My monthly 'oh yeah, the platform' mail

Mike Hearn mike at navi.cx
Wed Dec 22 19:05:52 EET 2004


> This LSB process *should* be more conservative even than
> freedesktop.org. Though they have been moving somewhat too slow on the
> desktop front, that's largely due to lack of volunteers and assistance
> from what I've seen. Because the LSB goes further than just releasing
> the software, and creates validation tests for ABIs (to be sure they
> didn't change) and for ISV apps (to be sure they don't have extraneous
> dependencies) it simply takes some work. But this stuff is useful.

I have to admit, I'm not convinced about the value of LSB-level
validation tests especially given the momentum problems they seem to
bring. Any upstream project which is committed to stability:

a) Should be reviewing patches to make sure they don't break apps,
   which obviously includes "don't rename or remove symbols"
b) Ideally has these interface tests already written

I hesitate to call them ABI tests because really what you want is a
stable programmatic, binary and semantic interface. Focussing purely
on the ABI is missing a ton of things that can break programs (eg,
most of the old Loki games are now broken due to various changes, not
all ABI related).

> Another way to look at LSB: they are not releasing software. They're
> releasing a contract-enforcement layer between the ISV and the software.
> This is a fundamentally different thing from a
> freedesktop/X.org/GNOME/KDE release.

To be honest I don't think the LSB can do much if a particular piece
of software does not have upstream maintainers committed to
stability. So I'd rather have an LSB that specified less but contained
more, ie delegated more to upstream maintainers who "got" the
stability religion.

As it is even the X libs which are in the LSB 2 graphics spec are too
limited. For instance the Java JVM broke because libXp was moved into
x11-deprecated-libs, and libXp isn't a part of the LSB.

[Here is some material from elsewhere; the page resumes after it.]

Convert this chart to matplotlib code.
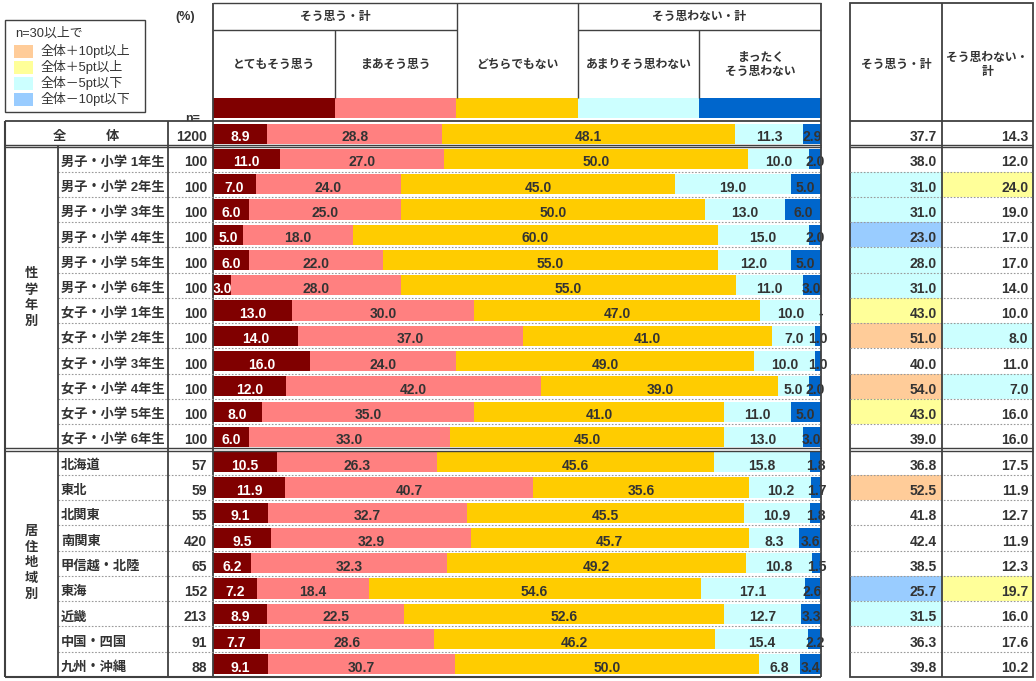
import matplotlib
matplotlib.use("Agg")
import matplotlib.pyplot as plt
from matplotlib.patches import Rectangle
import numpy as np

plt.rcParams['font.family'] = ['Liberation Sans', 'Noto Sans CJK JP']

# --- data -------------------------------------------------------------
series = ["とてもそう思う", "まあそう思う", "どちらでもない", "あまりそう思わない", "まったく\nそう思わない"]
series_colors = ["#800000", "#FF8080", "#FFCC00", "#CCFFFF", "#0066CC"]

row_labels = ["全　　　体",
              "男子・小学 1年生", "男子・小学 2年生", "男子・小学 3年生",
              "男子・小学 4年生", "男子・小学 5年生", "男子・小学 6年生",
              "女子・小学 1年生", "女子・小学 2年生", "女子・小学 3年生",
              "女子・小学 4年生", "女子・小学 5年生", "女子・小学 6年生",
              "北海道", "東北", "北関東", "南関東", "甲信越・北陸",
              "東海", "近畿", "中国・四国", "九州・沖縄"]
n_values = [1200] + [100] * 12 + [57, 59, 55, 420, 65, 152, 213, 91, 88]

very = [8.9, 11.0, 7.0, 6.0, 5.0, 6.0, 3.0, 13.0, 14.0, 16.0, 12.0, 8.0, 6.0,
        10.5, 11.9, 9.1, 9.5, 6.2, 7.2, 8.9, 7.7, 9.1]
fairly = [28.8, 27.0, 24.0, 25.0, 18.0, 22.0, 28.0, 30.0, 37.0, 24.0, 42.0, 35.0, 33.0,
          26.3, 40.7, 32.7, 32.9, 32.3, 18.4, 22.5, 28.6, 30.7]
neutral = [48.1, 50.0, 45.0, 50.0, 60.0, 55.0, 55.0, 47.0, 41.0, 49.0, 39.0, 41.0, 45.0,
           45.6, 35.6, 45.5, 45.7, 49.2, 54.6, 52.6, 46.2, 50.0]
not_much = [11.3, 10.0, 19.0, 13.0, 15.0, 12.0, 11.0, 10.0, 7.0, 10.0, 5.0, 11.0, 13.0,
            15.8, 10.2, 10.9, 8.3, 10.8, 17.1, 12.7, 15.4, 6.8]
not_at_all = [2.9, 2.0, 5.0, 6.0, 2.0, 5.0, 3.0, 0.0, 1.0, 1.0, 2.0, 5.0, 3.0,
              1.8, 1.7, 1.8, 3.6, 1.5, 2.6, 3.3, 2.2, 3.4]

agree_total = [37.7, 38.0, 31.0, 31.0, 23.0, 28.0, 31.0, 43.0, 51.0, 40.0, 54.0, 43.0, 39.0,
               36.8, 52.5, 41.8, 42.4, 38.5, 25.7, 31.5, 36.3, 39.8]
disagree_total = [14.3, 12.0, 24.0, 19.0, 17.0, 17.0, 14.0, 10.0, 8.0, 11.0, 7.0, 16.0, 16.0,
                  17.5, 11.9, 12.7, 11.9, 12.3, 19.7, 16.0, 17.6, 10.2]

groups = [("性\n学\n年\n別", 1, 12), ("居\n住\n地\n域\n別", 13, 21)]

legend_labels = ["全体＋10pt以上", "全体＋5pt以上", "全体－5pt以下", "全体－10pt以下"]
legend_colors = ["#FFCC99", "#FFFF99", "#CCFFFF", "#99CCFF"]

# --- layout (pixels) --------------------------------------------------
W, H = 1036, 681
TOP, BOT = 121, 677
nrows = len(row_labels)
rh = (BOT - TOP) / nrows
LC = "#404040"
TC = "#333333"
dy = 0.14  # text sits a little below the row centre


def highlight(v, base):
    d = v - base
    if d >= 10:
        return legend_colors[0]
    if d >= 5:
        return legend_colors[1]
    if d <= -10:
        return legend_colors[3]
    if d <= -5:
        return legend_colors[2]
    return "white"


fig = plt.figure(figsize=(W / 100, H / 100), dpi=100)

# bars
axb = fig.add_axes([213 / W, (H - BOT) / H, 608 / W, (BOT - (TOP - rh)) / H])
axb.set_xlim(0, 100)
axb.set_ylim(nrows - 0.5, -1.5)
axb.axis('off')

values = np.array([very, fairly, neutral, not_much, not_at_all]).T
rows = np.arange(nrows)
left = np.zeros(nrows)
for k in range(5):
    axb.barh(rows, values[:, k], left=left, height=0.8, color=series_colors[k], lw=0)
    axb.barh(-1, 20, left=20 * k, height=0.8, color=series_colors[k], lw=0)
    for i in rows:
        v = values[i, k]
        txt = f"{v:.1f}" if v > 0 else "-"
        axb.text(left[i] + v / 2, i + dy, txt, ha='center', va='center',
                 color='white' if k == 0 else TC, fontsize=10, fontweight='bold',
                 clip_on=False)
    left += values[:, k]

# right summary table
axt = fig.add_axes([850 / W, (H - BOT) / H, 183 / W, (BOT - TOP) / H])
axt.set_xlim(0, 2)
axt.set_ylim(nrows - 0.5, -0.5)
axt.axis('off')
for col, vals in enumerate([agree_total, disagree_total]):
    cols = [highlight(v, vals[0]) for v in vals]
    cols[0] = "white"
    axt.barh(rows, 1, left=col, height=1.0, color=cols, lw=0)
    for i in rows:
        axt.text(col + 0.95, i + dy, f"{vals[i]:.1f}", ha='right', va='center',
                 color=TC, fontsize=10, fontweight='bold')

# table frame, texts
ax = fig.add_axes([0, 0, 1, 1], zorder=5)
ax.set_xlim(0, W)
ax.set_ylim(H, 0)
ax.axis('off')
ax.patch.set_alpha(0)


def hl(y, x0, x1, **kw):
    kw.setdefault('color', LC)
    kw.setdefault('lw', 1.0)
    ax.plot([x0, x1], [y, y], solid_capstyle='butt', **kw)


def vl(x, y0, y1, **kw):
    kw.setdefault('color', LC)
    kw.setdefault('lw', 1.0)
    ax.plot([x, x], [y0, y1], solid_capstyle='butt', **kw)


def yb(i):
    return TOP + i * rh


# header of bar block
hl(3, 213, 821)
hl(30, 213, 457)
hl(30, 578, 821)
for x in (335, 699):
    vl(x, 30, 98)
for x in (457, 578):
    vl(x, 3, 98)
vl(213, 3, BOT, lw=1.3)
vl(821, 3, BOT, lw=1.3)
ax.text(335, 17, "そう思う・計", ha='center', va='center', fontsize=8.5, fontweight='bold', color=TC)
ax.text(699, 17, "そう思わない・計", ha='center', va='center', fontsize=8.5, fontweight='bold', color=TC)
for k, s in enumerate(series):
    ax.text(213 + 608 * (k + 0.5) / 5, 65, s, ha='center', va='center', fontsize=8.5,
            fontweight='bold', color=TC, linespacing=1.3)

ax.text(185, 17, "(%)", ha='center', va='center', fontsize=9, fontweight='bold', color=TC)
ax.text(193, 119, "n=", ha='center', va='center', fontsize=9, fontweight='bold', color=TC, zorder=1)
ax.add_patch(Rectangle((5, TOP), 208, rh, facecolor='white', edgecolor='none', zorder=1.5))

# legend box
ax.add_patch(Rectangle((5, 20), 140, 92, facecolor='white', edgecolor=LC, lw=1))
ax.text(15, 34, "n=30以上で", ha='left', va='center', fontsize=9.3, color=TC)
for j, (lab, c) in enumerate(zip(legend_labels, legend_colors)):
    ax.add_patch(Rectangle((14, 45 + 16 * j), 19, 13, facecolor=c, edgecolor='none'))
    ax.text(41, 51.5 + 16 * j, lab, ha='left', va='center', fontsize=9.3, color=TC)

# left table structure
hl(TOP, 5, 821, lw=1.3, zorder=3)
hl(BOT, 5, 821, lw=1.5, zorder=3)
vl(5, TOP, BOT, lw=1.5, zorder=3)
vl(168, TOP, BOT, lw=1.3, zorder=3)
vl(58, yb(1), BOT, lw=1.3, zorder=3)
for _, a, b in groups:
    ya = yb(a)
    hl(ya - 1.2, 5, 821, lw=1.0, zorder=3)
    hl(ya + 1.2, 5, 821, lw=1.0, zorder=3)
    hl(ya - 1.2, 850, 1033, lw=1.0, zorder=3)
    hl(ya + 1.2, 850, 1033, lw=1.0, zorder=3)
    for i in range(a + 1, b + 1):
        hl(yb(i), 58, 821, color='#9a9a9a', lw=0.8, ls=(0, (1.5, 1.5)))
        hl(yb(i), 850, 1033, color='#9a9a9a', lw=0.8, ls=(0, (1.5, 1.5)))
for label, a, b in groups:
    ax.text(31, (yb(a) + yb(b + 1)) / 2, label, ha='center', va='center', fontsize=9.5,
            fontweight='bold', color=TC, linespacing=1.4)

for i, (lab, n) in enumerate(zip(row_labels, n_values)):
    yc = yb(i) + rh / 2 + dy * rh
    if i == 0:
        ax.text(86, yc, lab, ha='center', va='center', fontsize=9.5, fontweight='bold', color=TC, zorder=4)
    else:
        ax.text(61, yc, lab, ha='left', va='center', fontsize=9.5, fontweight='bold', color=TC, zorder=4)
    ax.text(207, yc, str(n), ha='right', va='center', fontsize=10, fontweight='bold', color=TC, zorder=4)

# right table structure
ax.add_patch(Rectangle((850, 3), 183, BOT - 3, facecolor='none', edgecolor=LC, lw=1.3))
vl(942, 3, BOT, lw=1.3)
hl(TOP, 850, 1033, lw=1.3)
ax.text(896, 65, "そう思う・計", ha='center', va='center', fontsize=8.5, fontweight='bold', color=TC)
ax.text(987, 65, "そう思わない・\n計", ha='center', va='center', fontsize=8.5, fontweight='bold',
        color=TC, linespacing=1.3)

fig.savefig("out.png", dpi=100)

> A danger for the open source desktop is that ISVs look at the huge
> collection of libraries available in your average distribution, use a
> few of the ones that "everyone" knows are crap, and are turned off when
> they get shafted by the decision. There's really no good guidance on
> which of the zillion things in /usr/lib are considered OK. And for all
> of them you can find some nitwit on the Internet who will say it's the
> best thing ever.
> 
> This is why having a line where we say "these are the libs to use" is
> useful. But that line has to be oriented toward *keeping ISVs from
> getting shafted* not toward *getting ISVs to use half-baked gee-whiz
> stuff*

Absolutely, agree 100% with this. Problem is right now the only
document that comes close is the LSB which doesn't cover anywhere near
the amount of functionality modern apps require. So ISVs (like Sun)
still depend on libs which look safe like libXp that then disappear,
because they have no choice.

By implication that means any such list of stable libraries has to be
pretty big.

Let's say that we ran with Havocs suggestion and put fontconfig in any
such freedesktop.org platform. What does this really mean? Obviously
it means that you can depend on it being present if you depend on FDOP
1.0, as toolkits/desktops and maybe apps will, but does it mean:

- fontconfig will maintain a stable library interface
- fontconfig command line utilities will remain stable (ie, not remove
  or change options)
- fontconfig XML config file will remain stable

etc. What are Keiths plans for this code long term? What sort of
guarantees does being in the platform imply? Same questions apply to
any specs put into the platform as well of course.

I've seen quite a lot of discussion about how to decide what goes in
and what stays out. Maybe I missed it, but where is the list of what
being in means for a particular project?